Given a reference set $R$ of $n$ points and a query set $Q$ of $m$ points in a metric space, this paper studies an important problem of finding $k$-nearest neighbors of every point $q \in Q$ in the set $R$ in a near-linear time. In the paper at ICML 2006, Beygelzimer, Kakade, and Langford introduced a cover tree on $R$ and attempted to prove that this tree can be built in $O(n\log n)$ time while the nearest neighbor search can be done in $O(n\log m)$ time with a hidden dimensionality factor. This paper fills a substantial gap in the past proofs of time complexity by defining a simpler compressed cover tree on the reference set $R$. The first new algorithm constructs a compressed cover tree in $O(n \log n)$ time. The second new algorithm finds all $k$-nearest neighbors of all points from $Q$ using a compressed cover tree in time $O(m(k+\log n)\log k)$ with a hidden dimensionality factor depending on point distributions of the given sets $R,Q$ but not on their sizes.
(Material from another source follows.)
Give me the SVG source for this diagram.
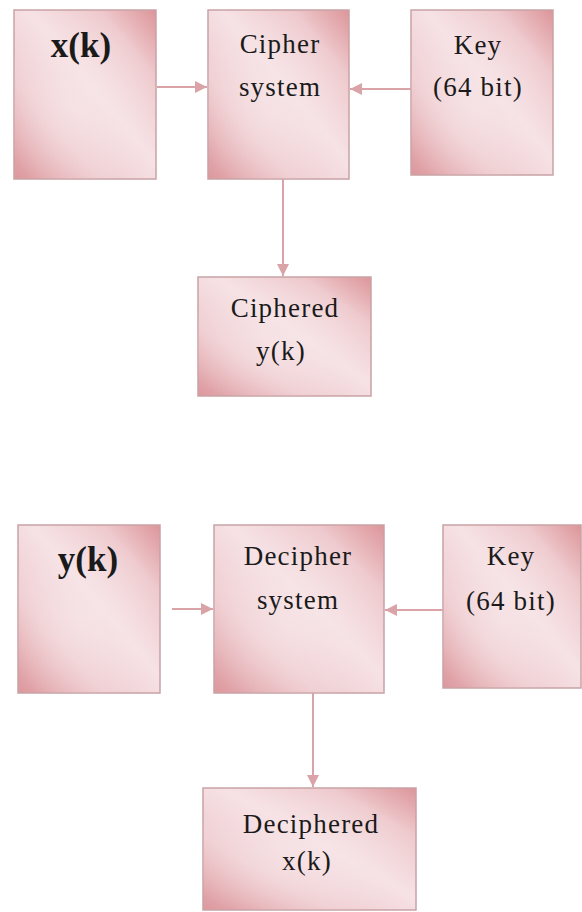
<svg xmlns="http://www.w3.org/2000/svg" width="582" height="912" viewBox="0 0 582 912">
  <defs>
    <!-- rose fill: dark corners fading to a pale centre -->
    <linearGradient id="rose" x1="0" y1="1" x2="1" y2="0">
      <stop offset="0" stop-color="#dc979c"/>
      <stop offset="0.3" stop-color="#efcdd1"/>
      <stop offset="0.55" stop-color="#f6e2e5"/>
      <stop offset="0.8" stop-color="#eec9cd"/>
      <stop offset="1" stop-color="#dc9599"/>
    </linearGradient>
    <radialGradient id="glow" cx="0.45" cy="0.55" r="0.55">
      <stop offset="0" stop-color="#f7e6e8" stop-opacity="0.7"/>
      <stop offset="1" stop-color="#f7e6e8" stop-opacity="0"/>
    </radialGradient>
    <marker id="head" viewBox="0 0 10 10" refX="10" refY="5" markerWidth="6" markerHeight="6" orient="auto" markerUnits="strokeWidth">
      <path d="M0,0 L10,5 L0,10 z" fill="#d9a3a7"/>
    </marker>
  </defs>
  <style>
    .box { fill: url(#rose); stroke: #c9a2a5; stroke-width: 1.5; }
    .glow { fill: url(#glow); stroke: none; }
    .t { font-family: "Liberation Serif", "Times New Roman", serif; font-size: 27px; fill: #1a1a1a; text-anchor: middle; letter-spacing: 1.2px; }
    .big { font-family: "Liberation Serif", "Times New Roman", serif; font-size: 35px; font-weight: bold; fill: #1a1a1a; text-anchor: middle; }
    .wire { stroke: #d9a3a7; stroke-width: 2; fill: none; marker-end: url(#head); }
  </style>

  <rect width="582" height="912" fill="#ffffff"/>

  <!-- encryption stage -->
  <g id="xk">
    <rect class="box" x="14" y="10" width="142" height="169"/>
    <rect class="glow" x="14" y="10" width="142" height="169"/>
    <text class="big" x="81" y="57">x(k)</text>
  </g>
  <g id="cipher">
    <rect class="box" x="208" y="10" width="141" height="169"/>
    <rect class="glow" x="208" y="10" width="141" height="169"/>
    <text class="t" x="280" y="53">Cipher</text>
    <text class="t" x="280" y="96">system</text>
  </g>
  <g id="key1">
    <rect class="box" x="411" y="10" width="142" height="165"/>
    <rect class="glow" x="411" y="10" width="142" height="165"/>
    <text class="t" x="478" y="54">Key</text>
    <text class="t" x="478" y="96">(64 bit)</text>
  </g>
  <g id="ciphered">
    <rect class="box" x="198" y="277" width="173" height="119"/>
    <rect class="glow" x="198" y="277" width="173" height="119"/>
    <text class="t" x="285" y="317">Ciphered</text>
    <text class="t" x="281" y="360">y(k)</text>
  </g>

  <!-- decryption stage -->
  <g id="yk">
    <rect class="box" x="18" y="525" width="142" height="168"/>
    <rect class="glow" x="18" y="525" width="142" height="168"/>
    <text class="big" x="88" y="571">y(k)</text>
  </g>
  <g id="decipher">
    <rect class="box" x="214" y="525" width="170" height="168"/>
    <rect class="glow" x="214" y="525" width="170" height="168"/>
    <text class="t" x="298" y="565">Decipher</text>
    <text class="t" x="298" y="609">system</text>
  </g>
  <g id="key2">
    <rect class="box" x="443" y="525" width="138" height="163"/>
    <rect class="glow" x="443" y="525" width="138" height="163"/>
    <text class="t" x="511" y="565">Key</text>
    <text class="t" x="511" y="610">(64 bit)</text>
  </g>
  <g id="deciphered">
    <rect class="box" x="203" y="788" width="213" height="122"/>
    <rect class="glow" x="203" y="788" width="213" height="122"/>
    <text class="t" x="311" y="833">Deciphered</text>
    <text class="t" x="307" y="870">x(k)</text>
  </g>

  <!-- connectors -->
  <g id="connectors">
    <line class="wire" x1="157" y1="87" x2="207" y2="87"/>
    <line class="wire" x1="411" y1="89" x2="350" y2="89"/>
    <line class="wire" x1="283" y1="179" x2="283" y2="276"/>
    <line class="wire" x1="172" y1="609" x2="213" y2="609"/>
    <line class="wire" x1="443" y1="610" x2="385" y2="610"/>
    <line class="wire" x1="313" y1="693" x2="313" y2="787"/>
  </g>
</svg>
翻译：给定度量空间中的参考点集 $R$（含 $n$ 个点）与查询点集 $Q$（含 $m$ 个点），本文研究在近似线性时间内对每个 $q \in Q$ 在 $R$ 中寻找 $k$ 近邻的关键问题。在ICML 2006的论文中，Beygelzimer、Kakade与Langford提出了基于 $R$ 的覆盖树，尝试证明该树可在 $O(n\log n)$ 时间内构建，且最近邻搜索可在 $O(n\log m)$ 时间内完成（含隐藏的维度因子）。本文通过定义参考集 $R$ 上更简洁的压缩覆盖树，填补了先前时间复杂度证明中的重大漏洞。第一个新算法可在 $O(n \log n)$ 时间内构建压缩覆盖树。第二个新算法利用压缩覆盖树，在 $O(m(k+\log n)\log k)$ 时间内找出 $Q$ 中所有点的全部 $k$ 近邻，其中隐藏的维度因子取决于给定集合 $R, Q$ 的点分布而非其规模。